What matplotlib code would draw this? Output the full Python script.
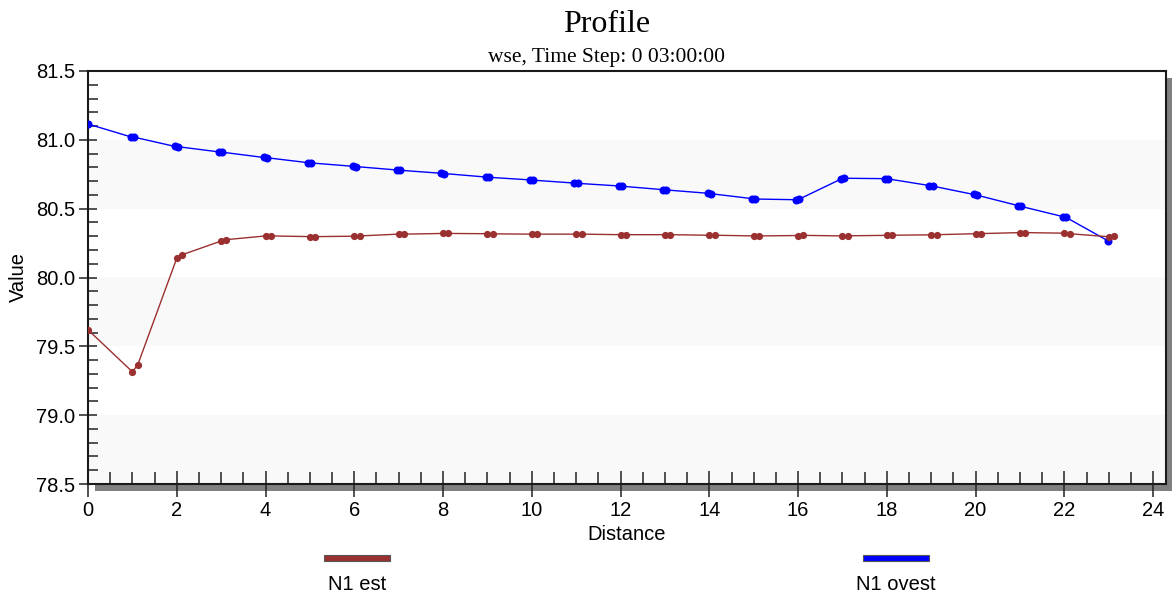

---

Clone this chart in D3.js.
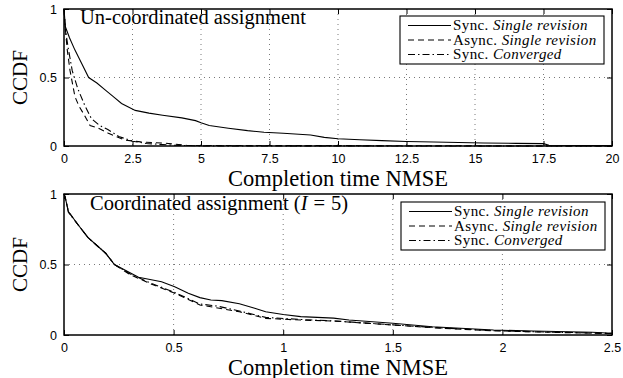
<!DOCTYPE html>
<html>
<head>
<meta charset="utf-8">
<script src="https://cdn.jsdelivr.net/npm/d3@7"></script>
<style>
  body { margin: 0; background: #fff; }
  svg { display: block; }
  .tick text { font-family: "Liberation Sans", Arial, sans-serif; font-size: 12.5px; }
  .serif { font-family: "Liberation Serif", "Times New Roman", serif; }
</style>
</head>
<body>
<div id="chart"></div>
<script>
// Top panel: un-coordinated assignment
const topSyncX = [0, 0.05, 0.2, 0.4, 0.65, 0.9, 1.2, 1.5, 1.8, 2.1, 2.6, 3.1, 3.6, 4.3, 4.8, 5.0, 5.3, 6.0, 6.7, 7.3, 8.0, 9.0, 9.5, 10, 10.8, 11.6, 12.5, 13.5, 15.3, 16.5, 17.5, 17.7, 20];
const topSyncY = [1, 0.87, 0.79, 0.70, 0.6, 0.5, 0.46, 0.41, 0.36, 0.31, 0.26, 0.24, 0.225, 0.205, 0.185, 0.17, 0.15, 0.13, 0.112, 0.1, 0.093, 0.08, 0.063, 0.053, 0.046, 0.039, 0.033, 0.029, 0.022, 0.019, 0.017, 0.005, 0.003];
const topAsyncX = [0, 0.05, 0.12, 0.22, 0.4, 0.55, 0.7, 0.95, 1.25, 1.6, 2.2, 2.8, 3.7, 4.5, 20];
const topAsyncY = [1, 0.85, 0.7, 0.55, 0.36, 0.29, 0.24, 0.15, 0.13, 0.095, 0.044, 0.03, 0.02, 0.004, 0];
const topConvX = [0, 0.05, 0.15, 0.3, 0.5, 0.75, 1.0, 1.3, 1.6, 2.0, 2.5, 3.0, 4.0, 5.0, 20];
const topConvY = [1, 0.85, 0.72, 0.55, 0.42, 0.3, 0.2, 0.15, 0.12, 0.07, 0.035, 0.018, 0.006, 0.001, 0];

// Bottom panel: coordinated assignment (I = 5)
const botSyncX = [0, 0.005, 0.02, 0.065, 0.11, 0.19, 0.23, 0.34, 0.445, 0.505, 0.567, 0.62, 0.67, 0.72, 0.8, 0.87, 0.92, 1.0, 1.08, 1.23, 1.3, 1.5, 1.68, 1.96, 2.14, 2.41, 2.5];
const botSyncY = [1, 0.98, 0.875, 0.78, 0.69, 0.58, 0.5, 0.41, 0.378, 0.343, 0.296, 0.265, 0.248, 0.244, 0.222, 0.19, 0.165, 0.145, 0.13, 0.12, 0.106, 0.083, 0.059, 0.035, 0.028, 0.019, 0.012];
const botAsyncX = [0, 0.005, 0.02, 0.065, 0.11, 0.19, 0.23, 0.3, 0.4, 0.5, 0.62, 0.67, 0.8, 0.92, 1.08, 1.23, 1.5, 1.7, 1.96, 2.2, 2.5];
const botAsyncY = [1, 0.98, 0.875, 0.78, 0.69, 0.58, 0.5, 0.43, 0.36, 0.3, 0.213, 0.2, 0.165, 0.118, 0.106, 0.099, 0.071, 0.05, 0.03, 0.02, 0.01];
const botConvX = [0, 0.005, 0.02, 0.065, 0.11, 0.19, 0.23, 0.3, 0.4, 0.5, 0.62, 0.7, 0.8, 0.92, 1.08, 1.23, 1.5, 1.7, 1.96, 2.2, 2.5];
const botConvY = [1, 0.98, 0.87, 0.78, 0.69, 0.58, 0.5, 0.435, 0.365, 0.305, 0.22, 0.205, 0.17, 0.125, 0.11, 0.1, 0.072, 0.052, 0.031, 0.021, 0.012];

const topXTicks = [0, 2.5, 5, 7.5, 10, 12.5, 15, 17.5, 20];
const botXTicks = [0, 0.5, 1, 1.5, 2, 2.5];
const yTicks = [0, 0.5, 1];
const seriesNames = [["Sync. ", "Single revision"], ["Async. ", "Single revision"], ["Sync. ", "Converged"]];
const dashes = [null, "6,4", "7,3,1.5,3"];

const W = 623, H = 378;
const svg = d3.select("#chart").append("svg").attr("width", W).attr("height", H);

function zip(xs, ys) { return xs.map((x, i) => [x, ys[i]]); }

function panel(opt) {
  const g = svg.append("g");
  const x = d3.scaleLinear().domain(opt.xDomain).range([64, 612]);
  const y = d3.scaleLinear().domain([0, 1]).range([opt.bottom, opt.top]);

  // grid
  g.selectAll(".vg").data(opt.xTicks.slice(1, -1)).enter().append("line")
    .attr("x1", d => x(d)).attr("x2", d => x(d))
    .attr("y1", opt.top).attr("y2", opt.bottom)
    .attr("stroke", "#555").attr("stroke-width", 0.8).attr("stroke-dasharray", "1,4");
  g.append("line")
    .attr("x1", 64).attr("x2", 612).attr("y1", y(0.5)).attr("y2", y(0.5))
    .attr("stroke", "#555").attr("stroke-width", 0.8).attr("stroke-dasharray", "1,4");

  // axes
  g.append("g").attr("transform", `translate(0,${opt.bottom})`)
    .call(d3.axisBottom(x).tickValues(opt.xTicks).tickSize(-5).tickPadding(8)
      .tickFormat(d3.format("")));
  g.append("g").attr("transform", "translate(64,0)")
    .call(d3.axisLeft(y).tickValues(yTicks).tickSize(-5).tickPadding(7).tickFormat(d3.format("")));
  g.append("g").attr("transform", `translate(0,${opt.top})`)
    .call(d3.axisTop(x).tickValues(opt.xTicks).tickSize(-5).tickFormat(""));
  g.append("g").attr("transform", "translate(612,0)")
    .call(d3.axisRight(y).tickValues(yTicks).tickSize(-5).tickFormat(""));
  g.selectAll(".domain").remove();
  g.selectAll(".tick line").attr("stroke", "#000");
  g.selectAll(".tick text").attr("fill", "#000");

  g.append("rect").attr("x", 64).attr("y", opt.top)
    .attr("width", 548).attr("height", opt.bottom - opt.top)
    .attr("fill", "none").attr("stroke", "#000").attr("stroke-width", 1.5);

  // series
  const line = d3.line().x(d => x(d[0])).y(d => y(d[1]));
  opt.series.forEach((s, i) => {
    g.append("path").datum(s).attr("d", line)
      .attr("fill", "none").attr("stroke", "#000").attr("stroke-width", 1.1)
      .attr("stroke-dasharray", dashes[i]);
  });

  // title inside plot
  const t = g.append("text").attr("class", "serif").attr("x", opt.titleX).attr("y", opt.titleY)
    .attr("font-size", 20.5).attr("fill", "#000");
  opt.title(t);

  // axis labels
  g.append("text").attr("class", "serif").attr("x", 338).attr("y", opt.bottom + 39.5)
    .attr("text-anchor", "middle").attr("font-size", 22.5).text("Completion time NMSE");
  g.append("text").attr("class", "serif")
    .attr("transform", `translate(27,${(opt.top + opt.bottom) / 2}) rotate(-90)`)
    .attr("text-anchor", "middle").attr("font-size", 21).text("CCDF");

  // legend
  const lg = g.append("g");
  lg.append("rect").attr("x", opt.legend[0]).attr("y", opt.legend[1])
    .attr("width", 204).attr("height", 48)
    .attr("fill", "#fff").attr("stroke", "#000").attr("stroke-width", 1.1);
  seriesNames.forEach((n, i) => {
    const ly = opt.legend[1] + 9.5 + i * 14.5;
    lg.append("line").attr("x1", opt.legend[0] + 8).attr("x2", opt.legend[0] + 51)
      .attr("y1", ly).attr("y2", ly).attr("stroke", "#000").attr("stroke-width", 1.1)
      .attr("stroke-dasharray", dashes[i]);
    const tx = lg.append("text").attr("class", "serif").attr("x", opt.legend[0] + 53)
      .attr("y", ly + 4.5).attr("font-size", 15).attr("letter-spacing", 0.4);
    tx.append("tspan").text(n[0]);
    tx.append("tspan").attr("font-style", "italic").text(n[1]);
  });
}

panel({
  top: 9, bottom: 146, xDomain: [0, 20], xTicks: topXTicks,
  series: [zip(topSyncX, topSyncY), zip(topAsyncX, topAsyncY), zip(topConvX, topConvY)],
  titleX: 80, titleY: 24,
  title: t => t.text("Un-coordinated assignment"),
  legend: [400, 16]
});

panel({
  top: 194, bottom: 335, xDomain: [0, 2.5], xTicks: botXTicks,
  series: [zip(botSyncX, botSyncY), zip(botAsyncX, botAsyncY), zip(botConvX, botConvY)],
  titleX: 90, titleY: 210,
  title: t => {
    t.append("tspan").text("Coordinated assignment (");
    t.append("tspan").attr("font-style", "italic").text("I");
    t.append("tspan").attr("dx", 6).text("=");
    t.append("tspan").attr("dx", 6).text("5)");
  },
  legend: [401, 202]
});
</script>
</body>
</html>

__Objective__: Your answer should be a single number: the count of lines holding the word "this".

__Finished task__: 2